北海道の(というかもしかしたら根室が特殊なのかもしれませんが)冗談は、かなりブラックでシュールです。
新根室プロレスは代表の病気もあって去年末で解散してしまいましたが、最後の試合となる三吉神社の奉納プロレスでは、司会の人が
「みなさーん、サムソン宮本に香典は持ってきましたか~?」
と言って笑いを取っていたんだそうです。

こっちでは絶対に「不謹慎!」というクレームが入りそうな冗談ですが、そういう冗談を平気で言うのが北海道なんですよね。
(という話を、姉が「まだ死んでないっちゅーの!」と送ってきました)

この3年間、飛行機に乗れない(笑)アンドレザと一緒にワゴン車で全国を回りながら、きっと宮本氏は楽しかったんでしょうね。

どんどん観客が増えて、子供たちは大喜びしてくれて、東京でやったイベントはチケットもソールドアウトして、パンダの聖地上野にも殴り込み(笑)をかけ…。

きっと楽しかったと思います。

死ぬ前のほんの数年間だったとしても、幸せだったんじゃないかと思います。





最近、コロナ禍でピアノを手放す人が多いのでしょうか、タケモトピアノのCMをよく見かけるようになりました。

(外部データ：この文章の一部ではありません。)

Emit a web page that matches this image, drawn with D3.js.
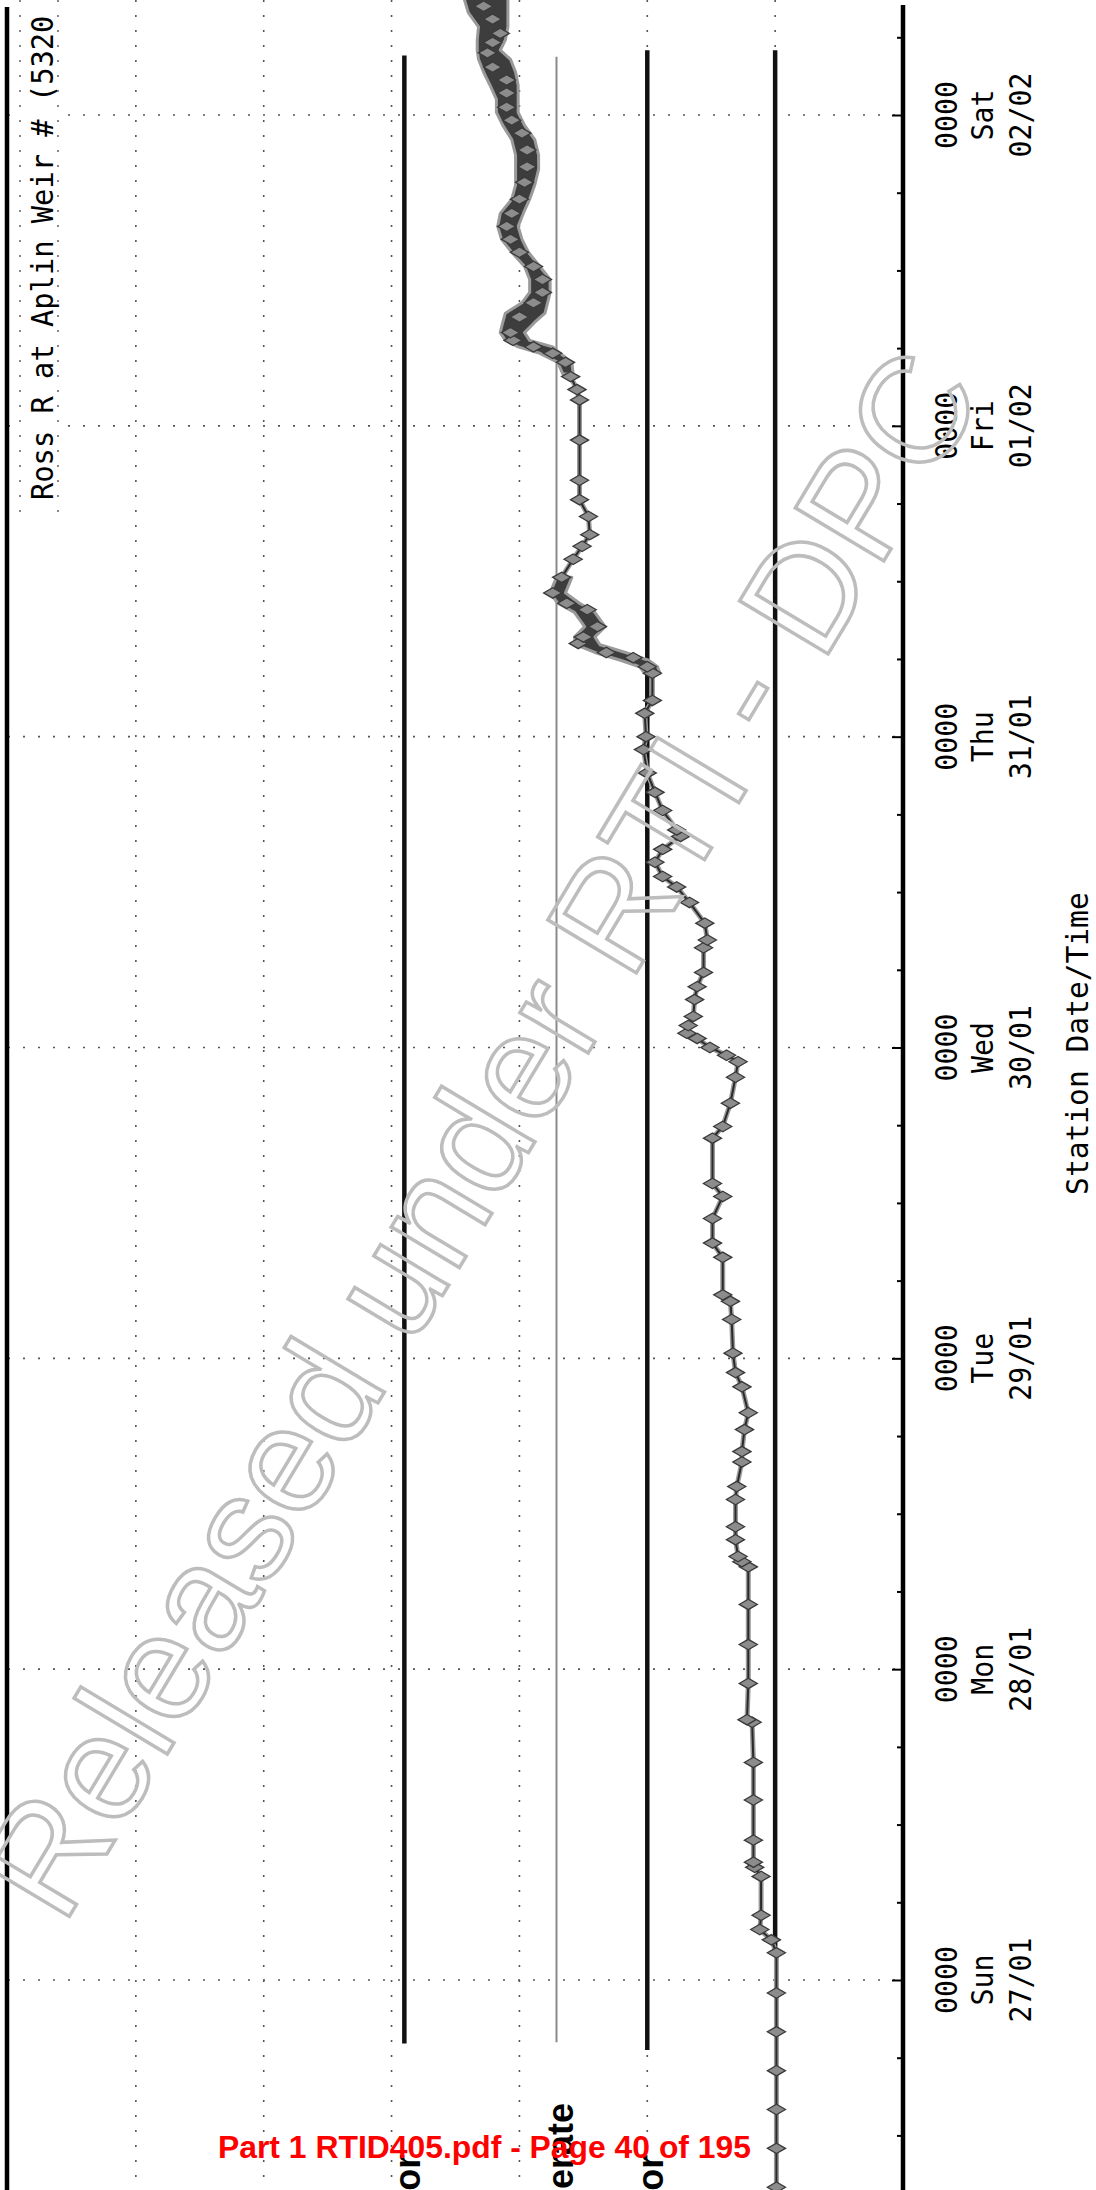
<!DOCTYPE html>
<html>
<head>
<meta charset="utf-8">
<script src="https://cdn.jsdelivr.net/npm/d3@7"></script>
<style>
  body { margin: 0; background: #fff; }
  svg { display: block; }
  .mono { font-family: "DejaVu Sans Mono", monospace; fill: #000; }
</style>
</head>
<body>
<script>
// ---- values ----
var dayStarts = ["2019-01-27", "2019-01-28", "2019-01-29", "2019-01-30", "2019-01-31", "2019-02-01", "2019-02-02"];
var dayNames = ["Sun", "Mon", "Tue", "Wed", "Thu", "Fri", "Sat"];
var dayLabels = ["27/01", "28/01", "29/01", "30/01", "31/01", "01/02", "02/02"];
var timeLabel = "0000";

// hours after 0000 Sun 27/01, river level
var hours = [-16, -13, -10, -7, -4, -1, 2.1, 3.1, 3.9, 5.0, 8.0, 8.7, 9.1, 10.8, 13.9, 16.8, 19.9, 20.1,
  22.9, 25.9, 29.0, 31.9, 32.3, 32.7, 34.0, 35.0, 37.1, 38.1, 40.0, 40.8, 42.5, 43.8, 45.8, 46.9,
  48.4, 51.0, 52.4, 52.9, 55.8, 56.9, 58.8, 60.5, 61.5, 65.0, 65.9, 67.7, 69.7, 70.9, 71.4, 72.0,
  72.7, 73.1, 73.7, 74.4, 75.7, 76.7, 77.8, 79.7, 80.3, 81.6, 83.2, 84.4, 85.2, 86.3, 87.3, 88.3,
  88.8, 90.3, 91.7, 93.2, 95.0, 96.0, 97.8, 98.8, 100.9, 101.4, 102.1, 102.5, 103.2, 103.7, 104.5,
  105.8, 106.3, 107.1, 108.3, 109.7, 110.7, 111.6, 113.0, 114.3, 115.8, 118.9, 122.0, 122.8, 123.8,
  124.9, 125.6, 126.1, 126.6, 127.2, 128.4, 129.5, 130.3, 131.3, 132.3, 133.4, 134.4, 135.4, 136.4,
  137.5, 138.8, 140.0, 141.3, 142.6, 143.6, 144.6, 145.7, 146.7, 147.7, 148.8, 149.6, 150.3, 151.4,
  152.4, 153.5];
var levels = [0.99, 0.99, 0.99, 0.99, 0.99, 0.99, 0.99, 1.03, 1.12, 1.11, 1.11, 1.16, 1.17, 1.17, 1.17, 1.17, 1.18, 1.22,
  1.21, 1.21, 1.21, 1.21, 1.26, 1.29, 1.31, 1.31, 1.31, 1.30, 1.26, 1.26, 1.24, 1.21, 1.26, 1.31,
  1.33, 1.34, 1.35, 1.41, 1.41, 1.49, 1.49, 1.41, 1.49, 1.49, 1.41, 1.35, 1.31, 1.29, 1.38, 1.51,
  1.61, 1.69, 1.68, 1.64, 1.63, 1.61, 1.56, 1.56, 1.53, 1.55, 1.67, 1.77, 1.88, 1.94, 1.88, 1.74,
  1.77, 1.88, 1.94, 2.00, 2.03, 2.01, 2.02, 1.96, 1.96, 2.00, 2.11, 2.32, 2.54, 2.50, 2.39,
  2.47, 2.63, 2.74, 2.67, 2.58, 2.51, 2.45, 2.46, 2.53, 2.53, 2.53, 2.53, 2.55, 2.60,
  2.64, 2.74, 2.89, 3.05, 3.07, 3.00, 2.89, 2.82, 2.82, 2.89, 3.00, 3.07, 3.10, 3.06,
  3.00, 2.96, 2.94, 2.94, 2.98, 3.06, 3.10, 3.10, 3.10, 3.21, 3.25, 3.21, 3.15, 3.21,
  3.28, 3.30];

// spread of the dense readings (low / high edge of the smeared band)
var bandHours = [100.9, 101.4, 101.9, 102.5, 103.1, 103.7, 104.5, 105.6, 106.3, 107.1, 108.3];
var bandLow = [1.90, 1.92, 1.99, 2.17, 2.37, 2.41, 2.33, 2.41, 2.53, 2.64, 2.59];
var bandHigh = [2.02, 2.06, 2.21, 2.41, 2.56, 2.57, 2.49, 2.57, 2.70, 2.76, 2.71];
var topBandHours = [124.0, 124.9, 125.6, 126.1, 126.6, 127.2, 128.0, 128.7, 129.5, 130.3, 131.3, 132.3,
  133.4, 134.4, 135.4, 136.4, 137.5, 138.6, 139.8, 140.9, 142.1, 143.2, 144.2, 145.2, 146.3, 147.3,
  148.3, 149.0, 149.8, 150.8, 151.9, 152.9, 154.0];
var topBandLow = [2.58, 2.59, 2.68, 2.74, 2.92, 2.96, 2.88, 2.80, 2.78, 2.76, 2.76, 2.84,
  2.93, 2.98, 3.01, 2.97, 2.92, 2.88, 2.85, 2.85, 2.88, 2.96, 3.01, 3.01, 3.01, 3.03,
  3.07, 3.15, 3.11, 3.09, 3.09, 3.09, 3.09];
var topBandHigh = [2.66, 2.70, 2.84, 3.01, 3.11, 3.15, 3.13, 3.11, 2.98, 2.92, 2.92, 2.96,
  3.06, 3.14, 3.17, 3.15, 3.06, 3.03, 3.03, 3.03, 3.06, 3.13, 3.18, 3.18, 3.23, 3.28,
  3.32, 3.33, 3.33, 3.32, 3.40, 3.43, 3.43];

var thresholdNames = ["Major", "Moderate", "Minor", ""];
var thresholdLevels = [3.90, 2.71, 2.00, 1.00];
var thresholdFrom = [-4.9, -4.8, -5.4, 2.5];
var thresholdTo = [148.6, 148.5, 149.0, 149.0];
var thresholdLabelEnd = [-13.5, -9.5, -13.5, 0];   // hour where each (cut-off) label ends

var gridLevels = [1, 2, 3, 4, 5, 6];

var title = "Ross R at Aplin Weir # (5320";
var axisTitle = "Station Date/Time";
var watermark = "Released under RTI - DPC";
var footer = "Part 1 RTID405.pdf - Page 40 of 195";

// ---- page ----
var W = 1096, H = 2190;
var parseDay = d3.timeParse("%Y-%m-%d");
var days = dayStarts.map(parseDay);
var t0 = days[0];
function at(h) { return new Date(t0.getTime() + h * 3600e3); }

var svg = d3.select("body").append("svg")
    .attr("width", W)
    .attr("height", H);
svg.append("rect").attr("width", W).attr("height", H).attr("fill", "#fff");

// chart is turned on its side: time runs up the page, level runs right to left
var y = d3.scaleTime().domain([days[0], days[6]]).range([1980, 115]);
var x = d3.scaleLinear().domain([0, 7]).range([903, 8]);

// dotted grid
svg.append("g").selectAll("line.v")
    .data(gridLevels)
    .enter().append("line")
    .attr("x1", function (d) { return x(d); })
    .attr("x2", function (d) { return x(d); })
    .attr("y1", 0).attr("y2", H)
    .attr("stroke", "#555").attr("stroke-width", 1.6)
    .attr("stroke-dasharray", "2,13");
svg.append("g").selectAll("line.h")
    .data(days)
    .enter().append("line")
    .attr("x1", x(7)).attr("x2", x(0))
    .attr("y1", function (d) { return y(d); })
    .attr("y2", function (d) { return y(d); })
    .attr("stroke", "#555").attr("stroke-width", 1.6)
    .attr("stroke-dasharray", "2,13");

// threshold lines
var thr = thresholdLevels.map(function (v, i) {
    return { name: thresholdNames[i], v: v, from: at(thresholdFrom[i]), to: at(thresholdTo[i]),
             end: at(thresholdLabelEnd[i]), i: i };
});
svg.append("g").selectAll("line")
    .data(thr)
    .enter().append("line")
    .attr("x1", function (d) { return x(d.v); })
    .attr("x2", function (d) { return x(d.v); })
    .attr("y1", function (d) { return y(d.from); })
    .attr("y2", function (d) { return y(d.to); })
    .attr("stroke", function (d) { return d.i == 1 ? "#8a8a8a" : "#111"; })
    .attr("stroke-width", function (d) { return d.i == 1 ? 2 : 4.5; });

svg.append("g").selectAll("text")
    .data(thr.filter(function (d) { return d.name; }))
    .enter().append("text")
    .attr("transform", function (d) { return "translate(" + (x(d.v) + 16) + "," + y(d.end) + ") rotate(-90)"; })
    .attr("text-anchor", "end")
    .attr("font-family", "Liberation Sans, Arial, sans-serif")
    .attr("font-weight", "bold")
    .attr("font-size", 36)
    .attr("fill", "#000")
    .text(function (d) { return d.name; });

// left frame
svg.append("line")
    .attr("x1", x(7) - 1).attr("x2", x(7) - 1)
    .attr("y1", 7).attr("y2", H)
    .attr("stroke", "#000").attr("stroke-width", 4.5);

// title box
svg.append("rect")
    .attr("x", 10).attr("y", 0).attr("width", 48).attr("height", 515)
    .attr("fill", "#fff");
[20, 58].forEach(function (px) {
    svg.append("line")
        .attr("x1", px).attr("x2", px).attr("y1", 0).attr("y2", 515)
        .attr("stroke", "#555").attr("stroke-width", 1.4)
        .attr("stroke-dasharray", "2,13");
});
svg.append("text")
    .attr("class", "mono")
    .attr("transform", "translate(53,500) rotate(-90)")
    .attr("font-size", 31)
    .attr("textLength", title.length * 17.3)
    .attr("lengthAdjust", "spacingAndGlyphs")
    .text(title);

// time axis
var axisG = svg.append("g").attr("transform", "translate(" + x(0) + ",0)");
var sixHours = d3.timeHour.every(6).range(at(-18), at(156));
axisG.call(d3.axisLeft(y).tickValues(sixHours).tickFormat("").tickSizeOuter(0).tickSizeInner(6));
axisG.select(".domain").remove();
axisG.selectAll(".tick line")
    .attr("stroke", "#000")
    .attr("stroke-width", 2)
    .attr("x2", function (d) { return d.getHours() == 0 ? -11 : -6; });
axisG.append("line")
    .attr("x1", 0).attr("x2", 0)
    .attr("y1", y(at(-17))).attr("y2", y(at(152.5)))
    .attr("stroke", "#000").attr("stroke-width", 4.5);

var labelG = svg.append("g").selectAll("g")
    .data(days)
    .enter().append("g");
[957, 993, 1031].forEach(function (px, r) {
    function txt(d, i) { return r == 0 ? timeLabel : (r == 1 ? dayNames[i] : dayLabels[i]); }
    labelG.append("text")
        .attr("class", "mono")
        .attr("transform", function (d) { return "translate(" + px + "," + y(d) + ") rotate(-90)"; })
        .attr("text-anchor", "middle")
        .attr("font-size", 30)
        .attr("lengthAdjust", "spacingAndGlyphs")
        .attr("textLength", function (d, i) { return txt(d, i).length * 17; })
        .text(txt);
});

svg.append("text")
    .attr("class", "mono")
    .attr("transform", "translate(1088," + y(at(72.3)) + ") rotate(-90)")
    .attr("text-anchor", "middle")
    .attr("font-size", 31)
    .attr("textLength", axisTitle.length * 17.8)
    .attr("lengthAdjust", "spacingAndGlyphs")
    .text(axisTitle);

// series
var series = hours.map(function (h, i) { return { t: at(h), v: levels[i] }; });
function bandData(hs, lo, hi) {
    return hs.map(function (h, i) { return { t: at(h), lo: lo[i], hi: hi[i] }; });
}
var area = d3.area()
    .y(function (d) { return y(d.t); })
    .x0(function (d) { return x(d.lo); })
    .x1(function (d) { return x(d.hi); });
var line = d3.line()
    .x(function (d) { return x(d.v); })
    .y(function (d) { return y(d.t); });

svg.append("path").datum(series)
    .attr("d", line).attr("fill", "none")
    .attr("stroke", "#9a9a9a").attr("stroke-width", 5);
svg.append("path").datum(series)
    .attr("d", line).attr("fill", "none")
    .attr("stroke", "#2a2a2a").attr("stroke-width", 2);

[bandData(bandHours, bandLow, bandHigh), bandData(topBandHours, topBandLow, topBandHigh)].forEach(function (b) {
    svg.append("path").datum(b)
        .attr("d", area)
        .attr("fill", "#3d3d3d")
        .attr("stroke", "#9a9a9a")
        .attr("stroke-width", 3)
        .attr("stroke-linejoin", "round");
});

var diamond = d3.symbol().type(d3.symbolDiamond).size(95);
svg.append("g").selectAll("path")
    .data(series)
    .enter().append("path")
    .attr("d", diamond)
    .attr("transform", function (d) { return "translate(" + x(d.v) + "," + y(d.t) + ") rotate(90)"; })
    .attr("fill", "#8c8c8c")
    .attr("stroke", "#3a3a3a")
    .attr("stroke-width", 1.3);

// watermark and page stamp
svg.append("text")
    .attr("transform", "translate(524,1160) rotate(-59)")
    .attr("text-anchor", "middle")
    .attr("font-family", "Liberation Sans, Arial, sans-serif")
    .attr("font-size", 150)
    .attr("fill", "none")
    .attr("stroke", "#bdbdbd")
    .attr("stroke-width", 3.5)
    .text(watermark);

svg.append("text")
    .attr("x", 218).attr("y", 2158)
    .attr("font-family", "Liberation Sans, Arial, sans-serif")
    .attr("font-weight", "bold")
    .attr("font-size", 31)
    .attr("textLength", 533)
    .attr("lengthAdjust", "spacingAndGlyphs")
    .attr("fill", "#ff0000")
    .attr("stroke", "none")
    .text(footer);
</script>
</body>
</html>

あのCMを見るたびに、私はちょっと切ない気持ちになってしまいます。


というのも、なぜあのCMが古いままずっと変わらず流されているのかというと、財津一郎さんはもう随分前から病気で仕事をしていないからなんです。

今、病気で仕事ができず収入もない財津さんを支えているのは、タケモトピアノの出演料だけなんだそうです。


その記事を読んだ時は本当に驚きました。
それまで「このCMいつまで同じのやるんだろう」くらいにしか思っていなかったのですが、そういった事実を知るとCMを見る目が全く変わってしまいました。

最近あのCMが良く流れるということは、ピアノを手放す人が増えたということでしょう。
子供が小さかった時に買って、そのまま大人になって家を出てからもずっとリビングに置いたままだったピアノ。

そんなピアノを処分するにも、その家庭なりの物語があるはずです。





生まれた以上は生きなきゃいけません。
必死にならなくてもいいし歯を食いしばる必要もありません。

でも、生まれた以上は生きなくちゃいけません。
お金持ちになる必要もないし、幸せとは言えない人生になるかもしれません。


それでも、生きなきゃいけないんです。
生きていなくちゃ、これから先幸せの光景を見るチャンスはなくなるんですから。




私は、見ず知らずの人間がネットで定型文のように「ご冥福をお祈りいたします」と書くのが好きじゃありません。


精一杯生きたならそれでよし。
そうでないなら残念であると、ただそれだけです。


辛くても悲しくても、明日も仕事。



そうやって寿命が来るまで生きてやっと、自分の人生が幸せだったかどうかが分かるのですから。